◆ What the exercise asks ◆
Write out again exactly the lines from the one containing "Rebuild this chart" through the one containing "const chartTitle = 'Орлого';", both included, and omit the pictures.

◆ Records shown ◆
>>>>

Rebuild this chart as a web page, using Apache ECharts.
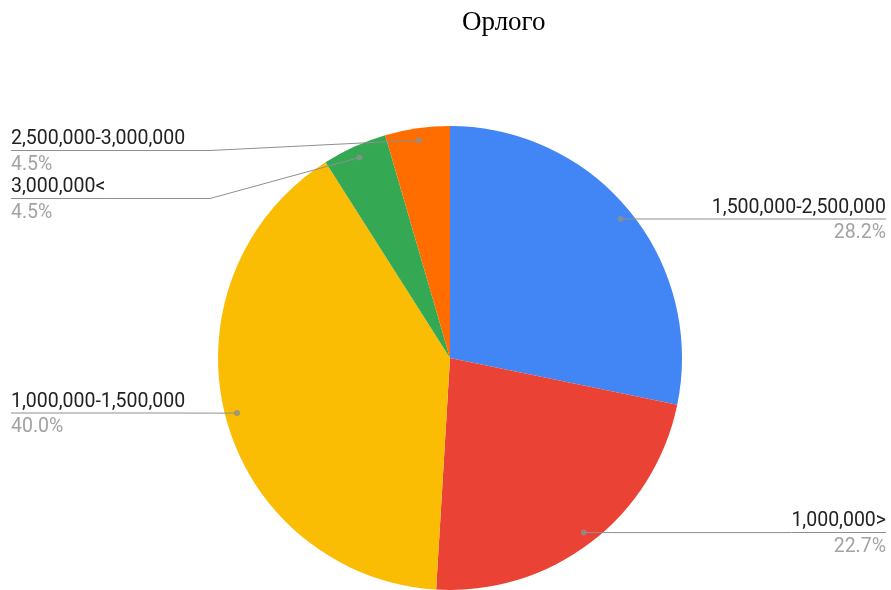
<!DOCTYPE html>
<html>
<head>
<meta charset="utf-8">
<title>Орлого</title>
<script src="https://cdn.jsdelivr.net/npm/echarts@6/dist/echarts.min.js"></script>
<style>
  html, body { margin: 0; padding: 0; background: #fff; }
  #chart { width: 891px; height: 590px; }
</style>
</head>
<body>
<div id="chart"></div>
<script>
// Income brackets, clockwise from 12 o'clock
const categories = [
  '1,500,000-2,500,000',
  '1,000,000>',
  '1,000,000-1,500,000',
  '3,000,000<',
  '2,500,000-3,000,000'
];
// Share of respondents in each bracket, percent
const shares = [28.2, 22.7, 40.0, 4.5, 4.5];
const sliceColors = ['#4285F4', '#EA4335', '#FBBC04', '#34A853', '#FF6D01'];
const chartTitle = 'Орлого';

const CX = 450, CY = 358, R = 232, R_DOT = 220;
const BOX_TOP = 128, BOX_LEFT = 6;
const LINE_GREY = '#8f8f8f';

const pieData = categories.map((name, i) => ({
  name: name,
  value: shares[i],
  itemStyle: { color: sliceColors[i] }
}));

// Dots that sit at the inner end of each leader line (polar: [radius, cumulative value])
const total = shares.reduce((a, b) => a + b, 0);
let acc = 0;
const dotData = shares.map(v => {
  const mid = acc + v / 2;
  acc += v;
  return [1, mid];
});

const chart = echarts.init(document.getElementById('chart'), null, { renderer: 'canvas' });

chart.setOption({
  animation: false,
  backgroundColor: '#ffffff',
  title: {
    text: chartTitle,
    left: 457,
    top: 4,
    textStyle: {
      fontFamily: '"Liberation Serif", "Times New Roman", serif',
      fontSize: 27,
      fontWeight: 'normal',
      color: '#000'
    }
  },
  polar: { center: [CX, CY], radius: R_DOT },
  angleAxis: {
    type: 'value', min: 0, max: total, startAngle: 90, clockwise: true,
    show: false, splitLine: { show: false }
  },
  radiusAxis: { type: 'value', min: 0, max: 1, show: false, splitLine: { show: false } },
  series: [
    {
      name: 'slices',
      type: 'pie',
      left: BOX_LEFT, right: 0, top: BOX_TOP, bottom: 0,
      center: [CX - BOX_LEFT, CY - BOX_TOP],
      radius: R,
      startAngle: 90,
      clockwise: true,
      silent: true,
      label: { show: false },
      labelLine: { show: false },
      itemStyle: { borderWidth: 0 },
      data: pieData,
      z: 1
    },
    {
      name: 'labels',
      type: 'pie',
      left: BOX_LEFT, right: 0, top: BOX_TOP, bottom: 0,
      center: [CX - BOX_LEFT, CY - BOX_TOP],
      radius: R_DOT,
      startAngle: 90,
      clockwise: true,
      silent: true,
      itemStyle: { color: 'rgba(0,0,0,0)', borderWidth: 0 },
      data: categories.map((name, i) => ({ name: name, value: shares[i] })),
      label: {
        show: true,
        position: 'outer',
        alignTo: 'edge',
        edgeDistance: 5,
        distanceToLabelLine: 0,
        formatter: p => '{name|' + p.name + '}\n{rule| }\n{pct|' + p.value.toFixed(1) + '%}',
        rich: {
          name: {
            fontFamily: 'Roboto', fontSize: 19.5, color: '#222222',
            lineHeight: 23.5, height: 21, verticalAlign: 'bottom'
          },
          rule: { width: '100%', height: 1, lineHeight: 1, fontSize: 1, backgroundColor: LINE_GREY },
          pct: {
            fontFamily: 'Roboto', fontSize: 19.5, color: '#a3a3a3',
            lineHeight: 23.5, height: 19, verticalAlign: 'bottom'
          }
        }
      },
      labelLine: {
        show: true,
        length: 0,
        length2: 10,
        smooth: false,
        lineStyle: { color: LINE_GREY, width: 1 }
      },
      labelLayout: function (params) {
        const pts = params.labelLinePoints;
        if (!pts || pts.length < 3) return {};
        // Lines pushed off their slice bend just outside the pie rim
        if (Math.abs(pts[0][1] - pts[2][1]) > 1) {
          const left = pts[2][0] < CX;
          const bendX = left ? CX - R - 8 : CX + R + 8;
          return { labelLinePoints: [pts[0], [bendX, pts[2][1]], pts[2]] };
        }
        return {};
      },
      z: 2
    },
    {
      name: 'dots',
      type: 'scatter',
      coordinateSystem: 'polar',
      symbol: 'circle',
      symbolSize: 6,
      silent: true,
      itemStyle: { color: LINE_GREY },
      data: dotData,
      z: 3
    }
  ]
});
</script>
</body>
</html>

<<<<
>>>>

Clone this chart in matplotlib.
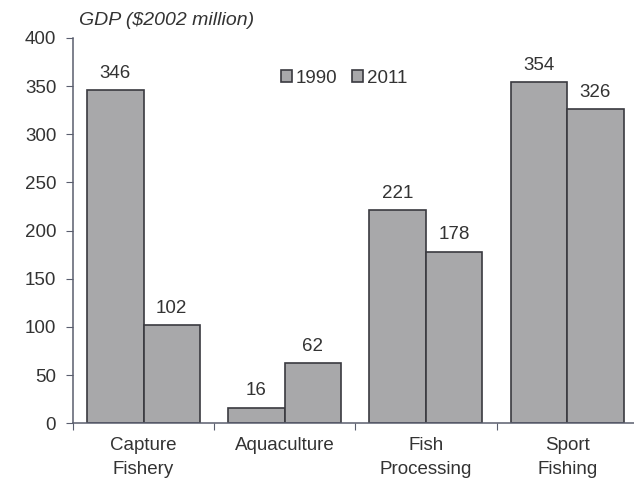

<<<<

◆ Task response ◆
Rebuild this chart as a web page, using Apache ECharts.
<!DOCTYPE html>
<html>
<head>
<meta charset="utf-8">
<title>Орлого</title>
<script src="https://cdn.jsdelivr.net/npm/echarts@6/dist/echarts.min.js"></script>
<style>
  html, body { margin: 0; padding: 0; background: #fff; }
  #chart { width: 891px; height: 590px; }
</style>
</head>
<body>
<div id="chart"></div>
<script>
// Income brackets, clockwise from 12 o'clock
const categories = [
  '1,500,000-2,500,000',
  '1,000,000>',
  '1,000,000-1,500,000',
  '3,000,000<',
  '2,500,000-3,000,000'
];
// Share of respondents in each bracket, percent
const shares = [28.2, 22.7, 40.0, 4.5, 4.5];
const sliceColors = ['#4285F4', '#EA4335', '#FBBC04', '#34A853', '#FF6D01'];
const chartTitle = 'Орлого';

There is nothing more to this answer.